--- begin SUPPLIED INFORMATION ---

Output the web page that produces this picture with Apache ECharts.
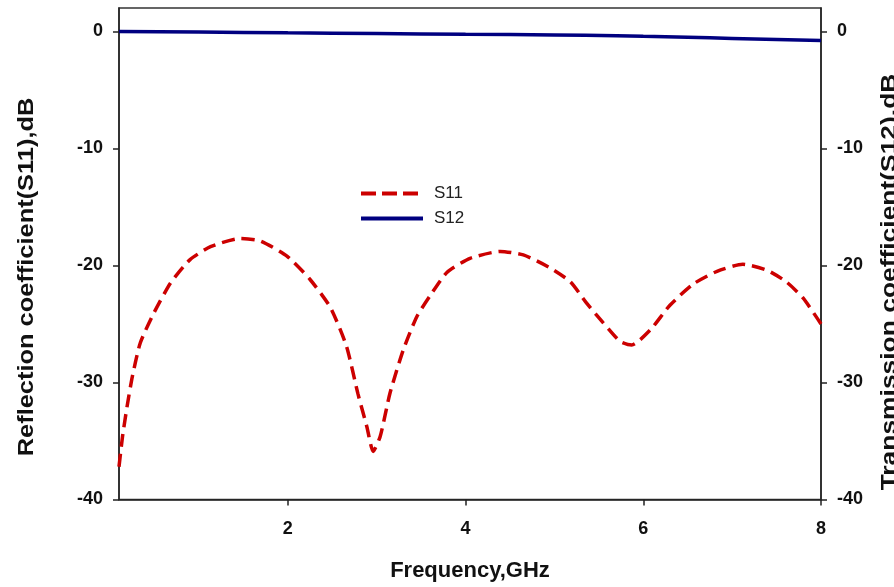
<!DOCTYPE html>
<html>
<head>
<meta charset="utf-8">
<script src="https://cdn.jsdelivr.net/npm/echarts@6/dist/echarts.min.js"></script>
<style>html,body{margin:0;padding:0;background:#fff;}#c{width:894px;height:587px;}</style>
</head>
<body>
<div id="c"></div>
<script>
const freqS11 = [0.1,0.14,0.19,0.25,0.34,0.49,0.68,0.9,1.13,1.46,1.69,1.99,2.25,2.48,2.66,2.79,2.89,2.96,3.04,3.15,3.3,3.45,3.6,3.79,4.05,4.39,4.65,4.95,5.18,5.36,5.55,5.74,5.87,6.08,6.3,6.56,6.83,7.12,7.39,7.61,7.8,8.0];
const s11 = [-37.2,-34.6,-32.1,-29.5,-26.6,-24.1,-21.5,-19.5,-18.4,-17.7,-17.9,-19.2,-21.2,-23.6,-26.9,-31.0,-33.8,-35.9,-34.6,-30.9,-27.2,-24.4,-22.6,-20.6,-19.4,-18.8,-19.1,-20.2,-21.4,-23.2,-24.9,-26.5,-26.8,-25.5,-23.4,-21.6,-20.5,-19.9,-20.4,-21.4,-22.8,-25.0];
const freqS12 = [0.1,1,2,3,4,5,5.7,6,6.5,7,7.5,8];
const s12 = [0,-0.05,-0.12,-0.18,-0.25,-0.3,-0.37,-0.42,-0.5,-0.6,-0.7,-0.77];
const xTicks = [2,4,6,8];
const yTicks = [-40,-30,-20,-10,0];
const seriesNames = ['S11','S12'];
const titles = {x:'Frequency,GHz', yLeft:'Reflection coefficient(S11),dB', yRight:'Transmission coefficient(S12),dB'};

const chart = echarts.init(document.getElementById('c'), null, {renderer:'canvas'});
const axisLineStyle = {color:'#222', width:1.5};
const labelFont = {fontFamily:'Liberation Sans', fontWeight:'bold', fontSize:18, color:'#111'};
function yAxisDef(pos){
  return {
    type:'value', min:-40, max:2, position:pos,
    axisLine:{show:true, onZero:false, lineStyle:axisLineStyle},
    axisTick:{show:true, customValues:yTicks, length:6, lineStyle:axisLineStyle},
    axisLabel:Object.assign({customValues:yTicks, margin:16}, labelFont),
    splitLine:{show:false}
  };
}
chart.setOption({
  animation:false,
  backgroundColor:'#fff',
  grid:{left:119, right:73, top:8, bottom:87.5, show:true, borderColor:'#333', borderWidth:1.5},
  legend:{
    orient:'vertical', left:354, top:180, itemWidth:62, itemHeight:14, itemGap:8,
    itemStyle:{opacity:0},
    lineStyle:{width:4},
    textStyle:{fontFamily:'Liberation Sans', fontSize:17, color:'#222', padding:[0,0,0,6]},
    data:[{name:seriesNames[0], lineStyle:{type:[15,6]}}, {name:seriesNames[1]}]
  },
  xAxis:{
    type:'value', min:0.1, max:8,
    axisLine:{show:true, onZero:false, lineStyle:axisLineStyle},
    axisTick:{show:true, customValues:xTicks, length:6, lineStyle:axisLineStyle},
    axisLabel:Object.assign({customValues:xTicks, margin:21}, labelFont),
    splitLine:{show:false}
  },
  yAxis:[yAxisDef('left'), yAxisDef('right')],
  series:[{
    name:seriesNames[0], type:'line', yAxisIndex:0, symbol:'none', smooth:0.2,
    data:freqS11.map((f,i)=>[f,s11[i]]),
    lineStyle:{color:'#cc0000', width:3.5, type:[13,7]},
    itemStyle:{color:'#cc0000'}
  },{
    name:seriesNames[1], type:'line', yAxisIndex:1, symbol:'none', smooth:true,
    data:freqS12.map((f,i)=>[f,s12[i]]),
    lineStyle:{color:'#000080', width:3.5},
    itemStyle:{color:'#000080'}
  }],
  graphic:[
    {type:'text', x:470, y:571, style:{text:titles.x, fontFamily:'Liberation Sans', fontWeight:'bold', fontSize:22, fill:'#111', align:'center', verticalAlign:'middle'}},
    {type:'text', x:27, y:277, rotation:Math.PI/2, scaleX:1.155, style:{text:titles.yLeft, fontFamily:'Liberation Sans', fontWeight:'bold', fontSize:22, fill:'#111', align:'center', verticalAlign:'middle'}},
    {type:'text', x:890, y:282, rotation:Math.PI/2, scaleX:1.2, style:{text:titles.yRight, fontFamily:'Liberation Sans', fontWeight:'bold', fontSize:22, fill:'#111', align:'center', verticalAlign:'middle'}}
  ]
});
</script>
</body>
</html>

--- end SUPPLIED INFORMATION ---

> [SHORT EXERCISE] Write out each line of the data exactly; the images should be left out.

> [REPLY TO THE EXERCISE]
Output the web page that produces this picture with Apache ECharts.
<!DOCTYPE html>
<html>
<head>
<meta charset="utf-8">
<script src="https://cdn.jsdelivr.net/npm/echarts@6/dist/echarts.min.js"></script>
<style>html,body{margin:0;padding:0;background:#fff;}#c{width:894px;height:587px;}</style>
</head>
<body>
<div id="c"></div>
<script>
const freqS11 = [0.1,0.14,0.19,0.25,0.34,0.49,0.68,0.9,1.13,1.46,1.69,1.99,2.25,2.48,2.66,2.79,2.89,2.96,3.04,3.15,3.3,3.45,3.6,3.79,4.05,4.39,4.65,4.95,5.18,5.36,5.55,5.74,5.87,6.08,6.3,6.56,6.83,7.12,7.39,7.61,7.8,8.0];
const s11 = [-37.2,-34.6,-32.1,-29.5,-26.6,-24.1,-21.5,-19.5,-18.4,-17.7,-17.9,-19.2,-21.2,-23.6,-26.9,-31.0,-33.8,-35.9,-34.6,-30.9,-27.2,-24.4,-22.6,-20.6,-19.4,-18.8,-19.1,-20.2,-21.4,-23.2,-24.9,-26.5,-26.8,-25.5,-23.4,-21.6,-20.5,-19.9,-20.4,-21.4,-22.8,-25.0];
const freqS12 = [0.1,1,2,3,4,5,5.7,6,6.5,7,7.5,8];
const s12 = [0,-0.05,-0.12,-0.18,-0.25,-0.3,-0.37,-0.42,-0.5,-0.6,-0.7,-0.77];
const xTicks = [2,4,6,8];
const yTicks = [-40,-30,-20,-10,0];
const seriesNames = ['S11','S12'];
const titles = {x:'Frequency,GHz', yLeft:'Reflection coefficient(S11),dB', yRight:'Transmission coefficient(S12),dB'};

const chart = echarts.init(document.getElementById('c'), null, {renderer:'canvas'});
const axisLineStyle = {color:'#222', width:1.5};
const labelFont = {fontFamily:'Liberation Sans', fontWeight:'bold', fontSize:18, color:'#111'};
function yAxisDef(pos){
  return {
    type:'value', min:-40, max:2, position:pos,
    axisLine:{show:true, onZero:false, lineStyle:axisLineStyle},
    axisTick:{show:true, customValues:yTicks, length:6, lineStyle:axisLineStyle},
    axisLabel:Object.assign({customValues:yTicks, margin:16}, labelFont),
    splitLine:{show:false}
  };
}
chart.setOption({
  animation:false,
  backgroundColor:'#fff',
  grid:{left:119, right:73, top:8, bottom:87.5, show:true, borderColor:'#333', borderWidth:1.5},
  legend:{
    orient:'vertical', left:354, top:180, itemWidth:62, itemHeight:14, itemGap:8,
    itemStyle:{opacity:0},
    lineStyle:{width:4},
    textStyle:{fontFamily:'Liberation Sans', fontSize:17, color:'#222', padding:[0,0,0,6]},
    data:[{name:seriesNames[0], lineStyle:{type:[15,6]}}, {name:seriesNames[1]}]
  },
  xAxis:{
    type:'value', min:0.1, max:8,
    axisLine:{show:true, onZero:false, lineStyle:axisLineStyle},
    axisTick:{show:true, customValues:xTicks, length:6, lineStyle:axisLineStyle},
    axisLabel:Object.assign({customValues:xTicks, margin:21}, labelFont),
    splitLine:{show:false}
  },
  yAxis:[yAxisDef('left'), yAxisDef('right')],
  series:[{
    name:seriesNames[0], type:'line', yAxisIndex:0, symbol:'none', smooth:0.2,
    data:freqS11.map((f,i)=>[f,s11[i]]),
    lineStyle:{color:'#cc0000', width:3.5, type:[13,7]},
    itemStyle:{color:'#cc0000'}
  },{
    name:seriesNames[1], type:'line', yAxisIndex:1, symbol:'none', smooth:true,
    data:freqS12.map((f,i)=>[f,s12[i]]),
    lineStyle:{color:'#000080', width:3.5},
    itemStyle:{color:'#000080'}
  }],
  graphic:[
    {type:'text', x:470, y:571, style:{text:titles.x, fontFamily:'Liberation Sans', fontWeight:'bold', fontSize:22, fill:'#111', align:'center', verticalAlign:'middle'}},
    {type:'text', x:27, y:277, rotation:Math.PI/2, scaleX:1.155, style:{text:titles.yLeft, fontFamily:'Liberation Sans', fontWeight:'bold', fontSize:22, fill:'#111', align:'center', verticalAlign:'middle'}},
    {type:'text', x:890, y:282, rotation:Math.PI/2, scaleX:1.2, style:{text:titles.yRight, fontFamily:'Liberation Sans', fontWeight:'bold', fontSize:22, fill:'#111', align:'center', verticalAlign:'middle'}}
  ]
});
</script>
</body>
</html>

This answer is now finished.